In today’s Futures pulse, I’m going to show you how I scored 1525 and was done trading by 9 a.m. Chicago time. Enjoy today’s Futures pulse as we dive into the charts. C’mon!
Okay, let’s dive into these charts here, so I can show you how this trade came to life, what I saw technically, and how we scored as you can see, 1525 on the trade when it was all said and done. This is a 30 minute time horizon, which was the time frame that we were really focused on. The ten minute chart also had revealed some bearish activity as well on the chart and I could show that to you. Actually, I’m going to do that right now so you can see this. See back here, you can see the bearish, that’s the ten back there, but let’s focus on the 30, because that’s was what really guided our decision.
You may recall yesterday we found nice breakdown opportunity and scored over $4000. In a similar set up here, this one initiated at actually a little lower price, but the pattern I looked for was very much the same. Okay, so let’s talk about why I initiated the trade. It was about 15 minutes before the opening bell so it was on this bar right here that I’m going to highlight, okay? What I was paying attention to is the fact that the market was perpetually closing down below that key demand zone at 3008 1/2, if you draw a line over here you can see this green area here shows you what the value of that is.
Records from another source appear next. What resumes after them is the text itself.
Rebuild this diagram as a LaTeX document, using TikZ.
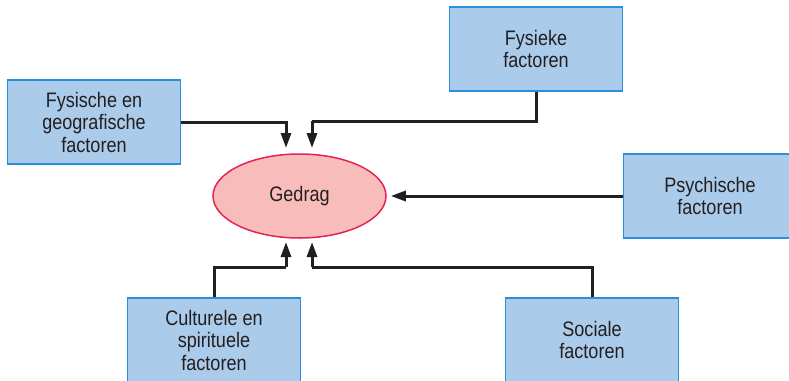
\documentclass[tikz,border=0pt]{standalone}
\usepackage{fontspec}
\setmainfont[FakeStretch=0.86]{Liberation Sans}
\usetikzlibrary{shapes.geometric,arrows.meta}
\definecolor{boxfill}{HTML}{ABCBEA}
\definecolor{boxline}{HTML}{2A8FD6}
\definecolor{ellfill}{HTML}{F8BDBA}
\definecolor{ellline}{HTML}{E3245A}
\definecolor{ink}{HTML}{231F20}
\tikzset{
  factor/.style={draw=boxline, fill=boxfill, line width=1.5pt, minimum width=173pt, minimum height=84pt,
    inner sep=0pt, align=center, text=ink, font=\fontsize{21}{22.5}\selectfont},
  gedrag/.style={ellipse, draw=ellline, fill=ellfill, line width=1.5pt, minimum width=173pt, minimum height=84pt,
    inner sep=0pt, text=ink, font=\fontsize{21}{22.5}\selectfont},
  arr/.style={draw=ink, line width=3pt, -{Triangle[length=15pt,width=10pt]}},
  conn/.style={draw=ink, line width=3pt}
}
\begin{document}
\begin{tikzpicture}[x=1pt,y=-1pt]
\useasboundingbox (0,0) rectangle (789,380);
\node[gedrag] (e) at (299.5,196) {Gedrag};
\node[factor] (b1) at (94,122) {Fysische en\\geografische\\factoren};
\node[factor] (b2) at (536,49) {Fysieke\\factoren};
\node[factor] (b3) at (710,196) {Psychische\\factoren};
\node[factor] (b4) at (214,340) {Culturele en\\spirituele\\factoren};
\node[factor] (b5) at (592,340) {Sociale\\factoren};
\coordinate (t1) at (286,148);
\coordinate (t2) at (312,148);
\coordinate (k2) at (312,121);
\coordinate (t4) at (286,242);
\coordinate (k4) at (286,267);
\coordinate (t5) at (312,242);
\coordinate (k5) at (312,267);
\draw[arr] (b1.east) -| (t1);
\draw[conn] (b2.south) |- (k2);
\draw[arr] (k2) -- (t2);
\draw[arr, shorten >=4pt] (b3.west) -- (e.east);
\draw[conn] (b4.north) |- (k4);
\draw[arr] (k4) -- (t4);
\draw[conn] (b5.north) |- (k5);
\draw[arr] (k5) -- (t5);
\end{tikzpicture}
\end{document}
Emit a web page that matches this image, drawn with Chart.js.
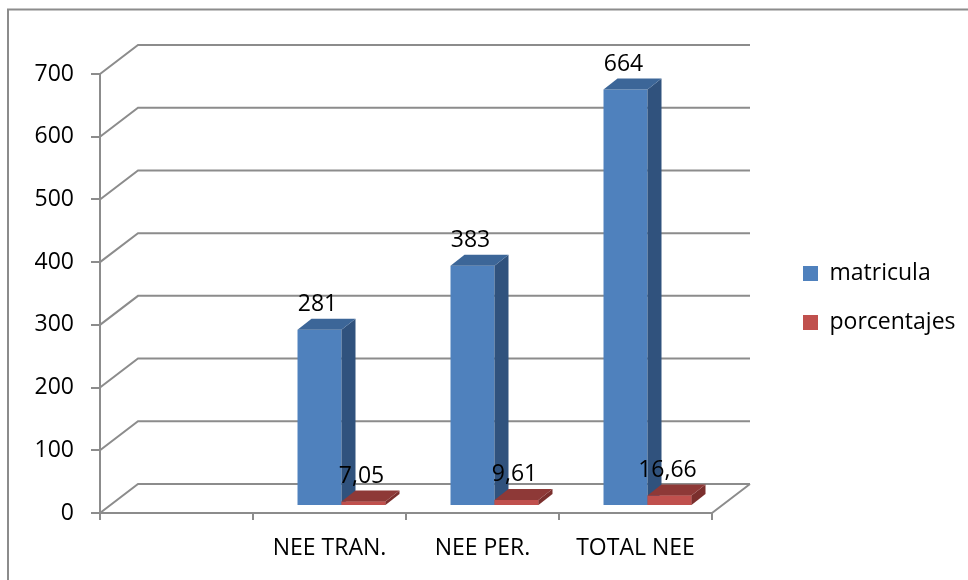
<!DOCTYPE html>
<html lang="es">
<head>
  <meta charset="UTF-8">
  <title>Matricula NEE</title>
  <script src="https://cdn.jsdelivr.net/npm/chart.js"></script>
  <style>
    html, body { margin: 0; padding: 0; background: #fff; }
    #wrap { width: 968px; height: 580px; position: relative; }
  </style>
</head>
<body>
  <div id="wrap"><canvas id="neeChart"></canvas></div>

  <script>
    const categories = ['', 'NEE TRAN.', 'NEE PER.', 'TOTAL NEE'];
    const matricula = [null, 281, 383, 664];
    const porcentajes = [null, 7.05, 9.61, 16.66];
    const yTicks = [0, 100, 200, 300, 400, 500, 600, 700];

    const FONT = "'Open Sans', sans-serif";
    const GRID = '#8c8c8c';
    // depth of the wall / of the bars, for the fake 3D look
    const WALL = { dx: 38, dy: -29 };
    const BAR_SHIFT = { dx: 12, dy: -7 };
    const BAR_DEPTH = { dx: 14, dy: -11 };
    const faces = [
      { side: '#30527d', top: '#3c6698' },
      { side: '#7b2f2d', top: '#8e3937' }
    ];

    const fmt = v => v.toString().replace('.', ',');

    function drawFaces(ctx, meta, data, f) {
      meta.data.forEach((el, i) => {
        if (data[i] == null) return;
        const L = el.x - el.width / 2, R = el.x + el.width / 2;
        const T = el.y, B = el.base;
        ctx.fillStyle = f.side;
        ctx.beginPath();
        ctx.moveTo(R, T);
        ctx.lineTo(R + BAR_DEPTH.dx, T + BAR_DEPTH.dy);
        ctx.lineTo(R + BAR_DEPTH.dx, B + BAR_DEPTH.dy);
        ctx.lineTo(R, B);
        ctx.closePath();
        ctx.fill();
        ctx.fillStyle = f.top;
        ctx.beginPath();
        ctx.moveTo(L, T);
        ctx.lineTo(L + BAR_DEPTH.dx, T + BAR_DEPTH.dy);
        ctx.lineTo(R + BAR_DEPTH.dx, T + BAR_DEPTH.dy);
        ctx.lineTo(R, T);
        ctx.closePath();
        ctx.fill();
      });
    }

    const threeD = {
      id: 'threeD',
      beforeDraw(chart) {
        const ctx = chart.ctx;
        ctx.save();
        ctx.strokeStyle = GRID;
        ctx.lineWidth = 2;
        ctx.strokeRect(8, 9.5, 2000, 2000);
        ctx.restore();
      },
      beforeDatasetsDraw(chart) {
        const { ctx, chartArea: a, scales: { y } } = chart;
        ctx.save();
        ctx.strokeStyle = GRID;
        ctx.lineWidth = 2;
        ctx.beginPath();
        yTicks.forEach(v => {
          const py = y.getPixelForValue(v);
          ctx.moveTo(a.left, py);
          ctx.lineTo(a.left + WALL.dx, py + WALL.dy);
          ctx.lineTo(a.right + WALL.dx, py + WALL.dy);
        });
        ctx.moveTo(a.right, a.bottom);
        ctx.lineTo(a.right + WALL.dx, a.bottom + WALL.dy);
        ctx.stroke();
        ctx.restore();

        ctx.save();
        ctx.translate(BAR_SHIFT.dx, BAR_SHIFT.dy);
      },
      afterDatasetsDraw(chart) {
        const ctx = chart.ctx;
        // blue faces first, then red bars again so they sit in front of the blue side
        chart.data.datasets.forEach((ds, di) => {
          const meta = chart.getDatasetMeta(di);
          if (di > 0) meta.data.forEach((el, i) => { if (ds.data[i] != null) el.draw(ctx); });
          drawFaces(ctx, meta, ds.data, faces[di]);
        });

        ctx.font = '23px ' + FONT;
        ctx.fillStyle = '#000';
        ctx.textAlign = 'center';
        ctx.textBaseline = 'alphabetic';
        chart.data.datasets.forEach((ds, di) => {
          chart.getDatasetMeta(di).data.forEach((el, i) => {
            if (ds.data[i] == null) return;
            ctx.fillText(fmt(ds.data[i]), el.x - 2, el.y - 19);
          });
        });
        ctx.restore();
      }
    };

    new Chart(document.getElementById('neeChart'), {
      type: 'bar',
      data: {
        labels: categories,
        datasets: [
          { label: 'matricula', data: matricula, backgroundColor: '#4f81bd', borderWidth: 0 },
          { label: 'porcentajes', data: porcentajes, backgroundColor: '#c0504d', borderWidth: 0 }
        ]
      },
      options: {
        responsive: true,
        maintainAspectRatio: false,
        devicePixelRatio: 1,
        animation: false,
        layout: { padding: { left: 35, top: 74, right: 10, bottom: 19 } },
        datasets: { bar: { categoryPercentage: 0.575, barPercentage: 1, clip: false } },
        scales: {
          x: {
            grid: { drawOnChartArea: false, tickLength: 7, color: GRID, lineWidth: 2 },
            border: { color: GRID, width: 2 },
            ticks: { color: '#000', padding: 15, font: { family: FONT, size: 23 } },
            afterFit: s => { s.height = 48; }
          },
          y: {
            min: 0, max: 700,
            grid: { drawOnChartArea: false, tickLength: 9, color: GRID, lineWidth: 2 },
            border: { color: GRID, width: 2 },
            ticks: { stepSize: 100, color: '#000', padding: 17, font: { family: FONT, size: 23 } },
            afterFit: s => { s.width = 65; }
          },
          y2: {
            type: 'linear', position: 'right', display: true,
            grid: { display: false }, border: { display: false },
            ticks: { display: false },
            afterFit: s => { s.width = 65; }
          }
        },
        plugins: {
          legend: {
            position: 'right',
            fullSize: false,
            maxWidth: 181,
            // empty title only nudges the items down a little
            title: { display: true, text: '', padding: 0, font: { size: 7.5 } },
            labels: {
              color: '#000', boxWidth: 15, boxHeight: 15, padding: 26,
              font: { family: FONT, size: 23 },
              sort: (a, b) => a.datasetIndex - b.datasetIndex
            }
          },
          tooltip: { enabled: false }
        }
      },
      plugins: [threeD]
    });
  </script>
</body>
</html>
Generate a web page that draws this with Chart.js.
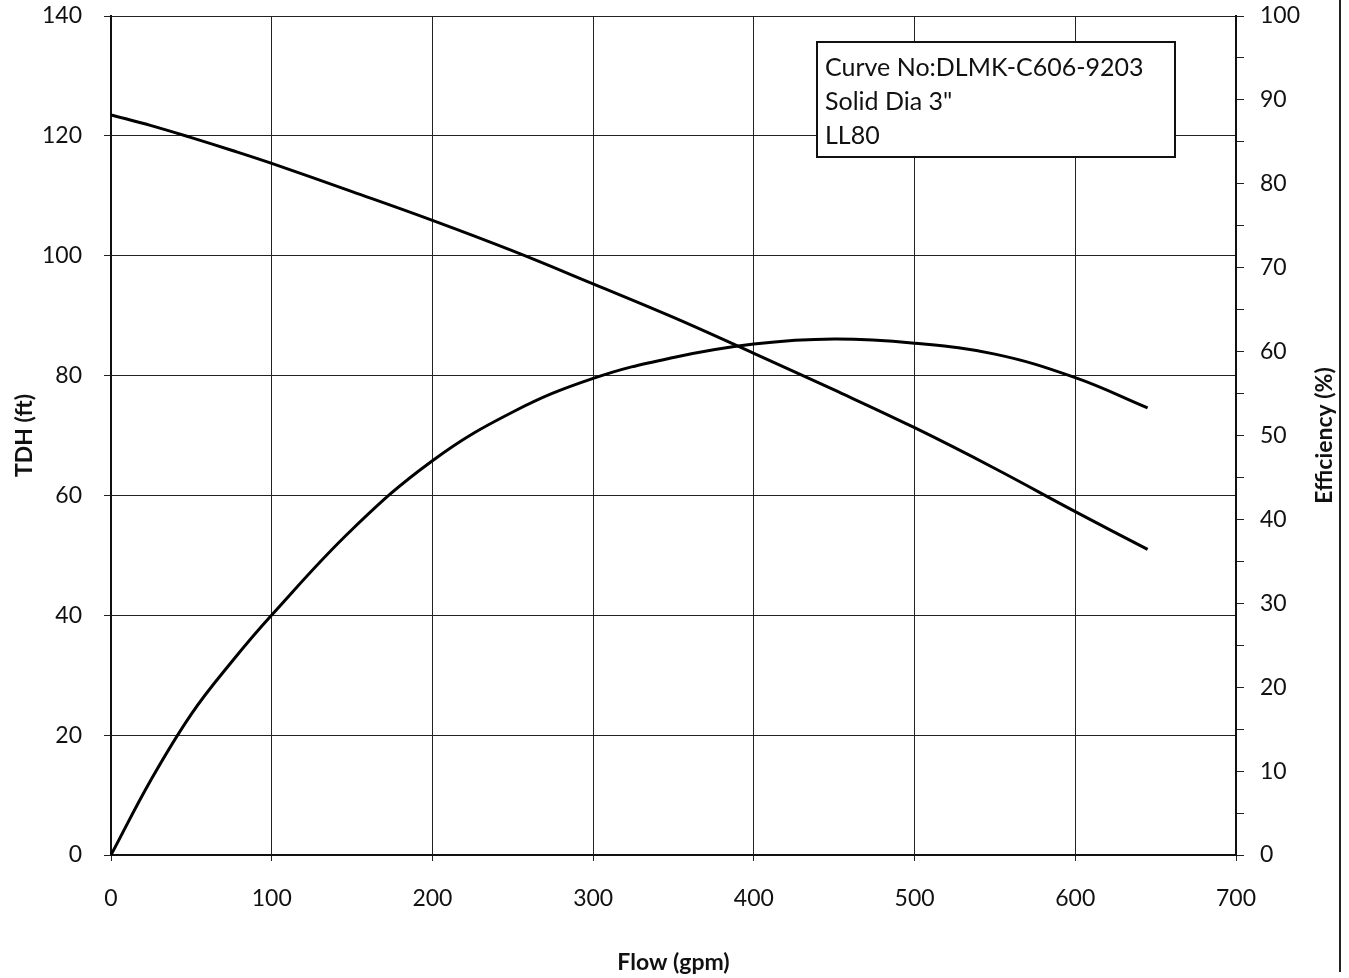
<!DOCTYPE html>
<html>
<head>
<meta charset="utf-8">
<script src="https://cdn.jsdelivr.net/npm/chart.js@4"></script>
<style>
  html, body { margin: 0; padding: 0; background: #fff; }
  #wrap { width: 1349px; height: 978px; position: relative; }
</style>
</head>
<body>
<div id="wrap"><canvas id="pumpChart"></canvas></div>
<script>
// Flow points (gpm)
const flow = [0, 25, 50, 75, 100, 150, 200, 250, 300, 350, 400, 450, 500, 550, 600, 645];
// Total dynamic head (ft), left axis
const tdh = [123.5, 121.7, 119.7, 117.6, 115.4, 110.7, 105.9, 100.8, 95.3, 89.7, 83.7, 77.6, 71.3, 64.5, 57.3, 51.0];
// Efficiency (%), right axis
const efficiency = [0, 9.0, 16.8, 23.0, 28.6, 38.8, 47.0, 52.8, 56.8, 59.3, 60.9, 61.5, 61.0, 59.7, 56.9, 53.3];

const flowTicks = [0, 100, 200, 300, 400, 500, 600, 700];
const tdhTicks = [0, 20, 40, 60, 80, 100, 120, 140];
const effTicks = [0, 10, 20, 30, 40, 50, 60, 70, 80, 90, 100];

const infoLines = ['Curve No:DLMK-C606-9203', 'Solid Dia 3"', 'LL80'];

const FONT = 'Lato, "Open Sans", sans-serif';

function toPoints(xs, ys) {
    return xs.map(function(x, i) { return { x: x, y: ys[i] }; });
}

// info box, right axis title and outer frame line
const extras = {
    id: 'extras',
    afterDatasetsDraw: function(chart) {
        const ctx = chart.ctx;
        ctx.save();
        // text box
        const bx = 817, by = 42, bw = 358, bh = 115;
        ctx.fillStyle = '#fff';
        ctx.fillRect(bx, by, bw, bh);
        ctx.strokeStyle = '#111';
        ctx.lineWidth = 2;
        ctx.strokeRect(bx, by, bw, bh);
        ctx.fillStyle = '#111';
        ctx.font = '25px ' + FONT;
        ctx.textBaseline = 'middle';
        ctx.textAlign = 'left';
        infoLines.forEach(function(line, i) {
            ctx.fillText(line, bx + 8, by + 26 + i * 34);
        });
        ctx.restore();
    },
    afterDraw: function(chart) {
        const ctx = chart.ctx;
        const area = chart.chartArea;
        ctx.save();
        // right axis title, reading bottom to top
        ctx.translate(1325, (area.top + area.bottom) / 2);
        ctx.rotate(-Math.PI / 2);
        ctx.font = 'bold 23px ' + FONT;
        ctx.fillStyle = '#111';
        ctx.textAlign = 'center';
        ctx.textBaseline = 'middle';
        ctx.fillText('Efficiency (%)', 0, 0);
        ctx.restore();
        // outer frame edge
        ctx.save();
        ctx.strokeStyle = '#222';
        ctx.lineWidth = 2;
        ctx.beginPath();
        ctx.moveTo(1340, 0);
        ctx.lineTo(1340, 972);
        ctx.stroke();
        ctx.restore();
    }
};

function fixVertical(width) {
    return function(axis) {
        axis.width = width;
        axis.paddingTop = 0;
        axis.paddingBottom = 0;
    };
}

document.addEventListener('DOMContentLoaded', function() {
    const ctx = document.getElementById('pumpChart');
    new Chart(ctx, {
        type: 'line',
        data: {
            datasets: [{
                label: 'TDH',
                data: toPoints(flow, tdh),
                yAxisID: 'y',
                borderColor: '#000',
                borderWidth: 3,
                pointRadius: 0,
                tension: 0.4,
                fill: false
            }, {
                label: 'Efficiency',
                data: toPoints(flow, efficiency),
                yAxisID: 'y2',
                borderColor: '#000',
                borderWidth: 3,
                pointRadius: 0,
                tension: 0.4,
                fill: false
            }]
        },
        options: {
            responsive: true,
            maintainAspectRatio: false,
            animation: false,
            layout: { padding: { top: 16, left: 0, right: 0, bottom: 0 } },
            plugins: {
                legend: { display: false },
                tooltip: { enabled: false }
            },
            scales: {
                x: {
                    type: 'linear',
                    min: 0,
                    max: 700,
                    afterBuildTicks: function(axis) {
                        axis.ticks = flowTicks.map(function(v) { return { value: v }; });
                    },
                    afterFit: function(axis) {
                        axis.height = 123;
                        axis.paddingLeft = 0;
                        axis.paddingRight = 0;
                    },
                    grid: { color: '#222', lineWidth: 1, tickLength: 6 },
                    border: { color: '#111', width: 2 },
                    ticks: { color: '#111', font: { family: FONT, size: 23 }, padding: 24, maxRotation: 0 },
                    title: {
                        display: true,
                        text: 'Flow (gpm)',
                        color: '#111',
                        font: { family: FONT, size: 23, weight: 'bold' },
                        padding: { top: 0, bottom: 2 }
                    }
                },
                y: {
                    position: 'left',
                    min: 0,
                    max: 140,
                    afterBuildTicks: function(axis) {
                        axis.ticks = tdhTicks.map(function(v) { return { value: v }; });
                    },
                    afterFit: fixVertical(111),
                    grid: { color: '#222', lineWidth: 1, tickLength: 7 },
                    border: { color: '#111', width: 2 },
                    ticks: { color: '#111', font: { family: FONT, size: 23 }, padding: 22 },
                    title: {
                        display: true,
                        text: 'TDH (ft)',
                        color: '#111',
                        font: { family: FONT, size: 23, weight: 'bold' },
                        padding: { top: 11, bottom: 0 }
                    }
                },
                y2: {
                    position: 'right',
                    min: 0,
                    max: 100,
                    afterBuildTicks: function(axis) {
                        // major ticks every 10, minor marks every 5
                        const all = [];
                        effTicks.forEach(function(v, i) {
                            all.push({ value: v });
                            if (i < effTicks.length - 1) all.push({ value: v + 5 });
                        });
                        axis.ticks = all;
                    },
                    afterFit: fixVertical(113),
                    grid: { drawOnChartArea: false, color: '#222', lineWidth: 1, tickLength: 8 },
                    border: { color: '#111', width: 2 },
                    ticks: {
                        color: '#111',
                        font: { family: FONT, size: 23 },
                        padding: 16,
                        callback: function(v) { return v % 10 === 0 ? v : ''; }
                    }
                }
            }
        },
        plugins: [extras]
    });
});
</script>
</body>
</html>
So again, about 15 minutes before the open, I wanted to be on the short side of this market. I saw congestion up above, so this is your market profile, which remember, again is taking volume, which is just at the bottom of your painth on most of your charts if you are just doing classic technical analysis. It takes this and we flip it sideways like this so we have a horizontal histogram, which allows us to do something very simple, but profound; which is, see at what specific prices all of the activity is amassing, okay?
So, in this red color zone in the background there, that’s where approximately 70% of the volume is occurring and how we leverage that as market profile traders as that when it’s above our trade, that will be resistance. Of course when it’s down below, would be support. Anyways, we started to see the market breaking down. The first entry into the trade on a six unit was 3006 which is right there where I drew that line. The market actually came back up, starting coming up towards the inflection point, so we were down a little bit $50 a contract and I added to the position at 07 and 08, okay?
If you pay attention to where those are, those are all still short and below that 3008 1/2 level, okay, so I amass basically 66618 at one point and we had moved our spot down here to the 11 1/4 mark. Right there when we did that, so we had risked with a cost average of 3007 up to 11 1/4, because we knew that we had a good chance and probabilities were in our favor that the market was still going to dive lower and even if the market came back inside the value area, we had this POC level at 10 1/2, okay?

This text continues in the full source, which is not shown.